%%

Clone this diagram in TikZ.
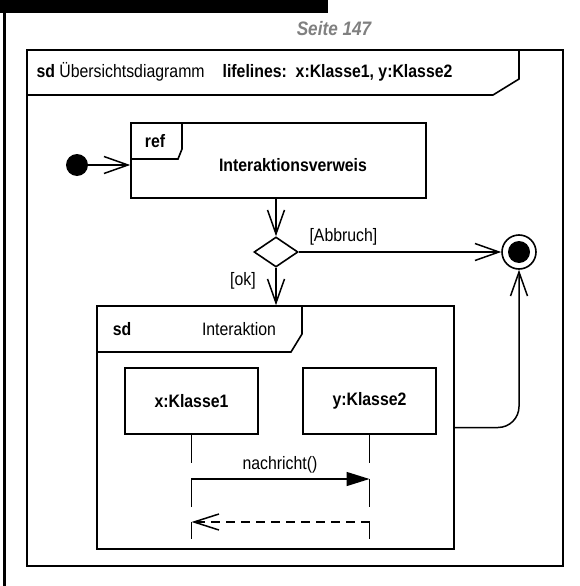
\documentclass[tikz,border=0pt]{standalone}
\usepackage{fontspec}
\setmainfont{Liberation Sans}[FakeStretch=0.88]
\usetikzlibrary{arrows.meta,shapes.geometric}

\begin{document}
\begin{tikzpicture}[x=1pt,y=-1pt,
    box/.style={draw, line width=1.6pt, inner sep=0pt},
    lbl/.style={font=\fontsize{18}{21}\selectfont},
    blbl/.style={font=\fontsize{18}{21}\selectfont\bfseries},
    flow/.style={line width=1.5pt, -{Straight Barb[length=24pt,width=17pt]}},
    life/.style={line width=1.5pt}
    ]
    \useasboundingbox (0,0) rectangle (580,586);
    \fill (0,0) rectangle (328,13);
    \draw[line width=2.6pt] (4.5,13) -- (4.5,586);
    \node[font=\fontsize{19.5}{22}\selectfont\bfseries\itshape, text=gray] (page) at (334,29) {Seite 147};

    \node[box, minimum width=536pt, minimum height=516pt] (frame) at (295,308) {};
    \draw[line width=1.6pt] (27,95) -- (493,95) -- (519,79) -- (519,50);
    \node[lbl, anchor=west] (title) at (33,72) {\textbf{sd} Übersichtsdiagramm\quad\textbf{lifelines:\ \ x:Klasse1, y:Klasse2}};

    \node[circle, fill, minimum size=22pt, inner sep=0pt] (start) at (77,165) {};
    \node[box, minimum width=295pt, minimum height=75pt] (ref) at (278.5,160.5) {};
    \draw[line width=1.6pt] (182,123) -- (182,149) -- (178,159) -- (131,159);
    \node[blbl] (reftag) at (155,141) {ref};
    \node[blbl] (refname) at (293,165) {Interaktionsverweis};
    \draw[flow] (start) -- (ref.west |- start);

    \node[diamond, draw, line width=1.6pt, minimum width=44pt, minimum height=30pt, inner sep=0pt] (dec) at (276,252) {};
    \node[box, minimum width=357pt, minimum height=243pt] (sd) at (275.5,427.5) {};
    \node[circle, draw, line width=1.6pt, fill=white, minimum size=34pt, inner sep=0pt] (final) at (519,252) {};
    \node[circle, fill, minimum size=22pt, inner sep=0pt] (finaldot) at (final) {};
    \draw[flow] (dec |- ref.south) -- (dec.north);
    \draw[flow] (dec.south) -- (dec |- sd.north);
    \draw[flow] (dec.east) -- (final.west);
    \draw[flow, rounded corners=21pt] (sd.east) -- (final |- sd.east) -- (final.south);
    \node[lbl, anchor=west] (abbruch) at (306,237) {[Abbruch]};
    \node[lbl] (ok) at (243,281) {[ok]};

    \draw[line width=1.6pt] (302,306) -- (302,334) -- (291,352) -- (97,352);
    \node[blbl] (sdtag) at (122,329) {sd};
    \node[lbl] (sdname) at (239,329) {Interaktion};
    \node[box, blbl, minimum width=133pt, minimum height=66pt] (obj1) at (191.5,401) {x:Klasse1};
    \node[box, blbl, minimum width=133pt, minimum height=66pt] (obj2) at (369.5,401) {y:Klasse2};

    \coordinate (gap1) at (191.5,463);
    \coordinate (gap2) at (369.5,463);
    \coordinate (msgA) at (191.5,479);
    \coordinate (msgB) at (369.5,479);
    \coordinate (endA) at (191.5,507);
    \coordinate (endB) at (369.5,507);
    \coordinate (retA) at (191.5,522);
    \coordinate (retB) at (369.5,522);
    \coordinate (botA) at (191.5,539);
    \coordinate (botB) at (369.5,539);
    \draw[life] (obj1.south) -- (gap1);
    \draw[life] (obj2.south) -- (gap2);
    \draw[life, -{Triangle[length=23pt,width=14pt]}] (endA) -- (msgA) -- (msgB);
    \draw[life] (msgB) -- (endB);
    \node[lbl] (msg) at (280,465) {nachricht()};
    \draw[life, dash pattern=on 9pt off 6pt, -{Straight Barb[length=25pt,width=16pt]}] (retB) -- (retA);
    \draw[life] (retB) -- (botB);
    \draw[life] (retA) -- (botA);
\end{tikzpicture}
\end{document}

%%

# Written exercise
Return only the lines running from the top of the data to the line that holds "(ref.west |- start);". Include both of those lines, but skip the pictures.

# Task solution
Clone this diagram in TikZ.
\documentclass[tikz,border=0pt]{standalone}
\usepackage{fontspec}
\setmainfont{Liberation Sans}[FakeStretch=0.88]
\usetikzlibrary{arrows.meta,shapes.geometric}

\begin{document}
\begin{tikzpicture}[x=1pt,y=-1pt,
    box/.style={draw, line width=1.6pt, inner sep=0pt},
    lbl/.style={font=\fontsize{18}{21}\selectfont},
    blbl/.style={font=\fontsize{18}{21}\selectfont\bfseries},
    flow/.style={line width=1.5pt, -{Straight Barb[length=24pt,width=17pt]}},
    life/.style={line width=1.5pt}
    ]
    \useasboundingbox (0,0) rectangle (580,586);
    \fill (0,0) rectangle (328,13);
    \draw[line width=2.6pt] (4.5,13) -- (4.5,586);
    \node[font=\fontsize{19.5}{22}\selectfont\bfseries\itshape, text=gray] (page) at (334,29) {Seite 147};

    \node[box, minimum width=536pt, minimum height=516pt] (frame) at (295,308) {};
    \draw[line width=1.6pt] (27,95) -- (493,95) -- (519,79) -- (519,50);
    \node[lbl, anchor=west] (title) at (33,72) {\textbf{sd} Übersichtsdiagramm\quad\textbf{lifelines:\ \ x:Klasse1, y:Klasse2}};

    \node[circle, fill, minimum size=22pt, inner sep=0pt] (start) at (77,165) {};
    \node[box, minimum width=295pt, minimum height=75pt] (ref) at (278.5,160.5) {};
    \draw[line width=1.6pt] (182,123) -- (182,149) -- (178,159) -- (131,159);
    \node[blbl] (reftag) at (155,141) {ref};
    \node[blbl] (refname) at (293,165) {Interaktionsverweis};
    \draw[flow] (start) -- (ref.west |- start);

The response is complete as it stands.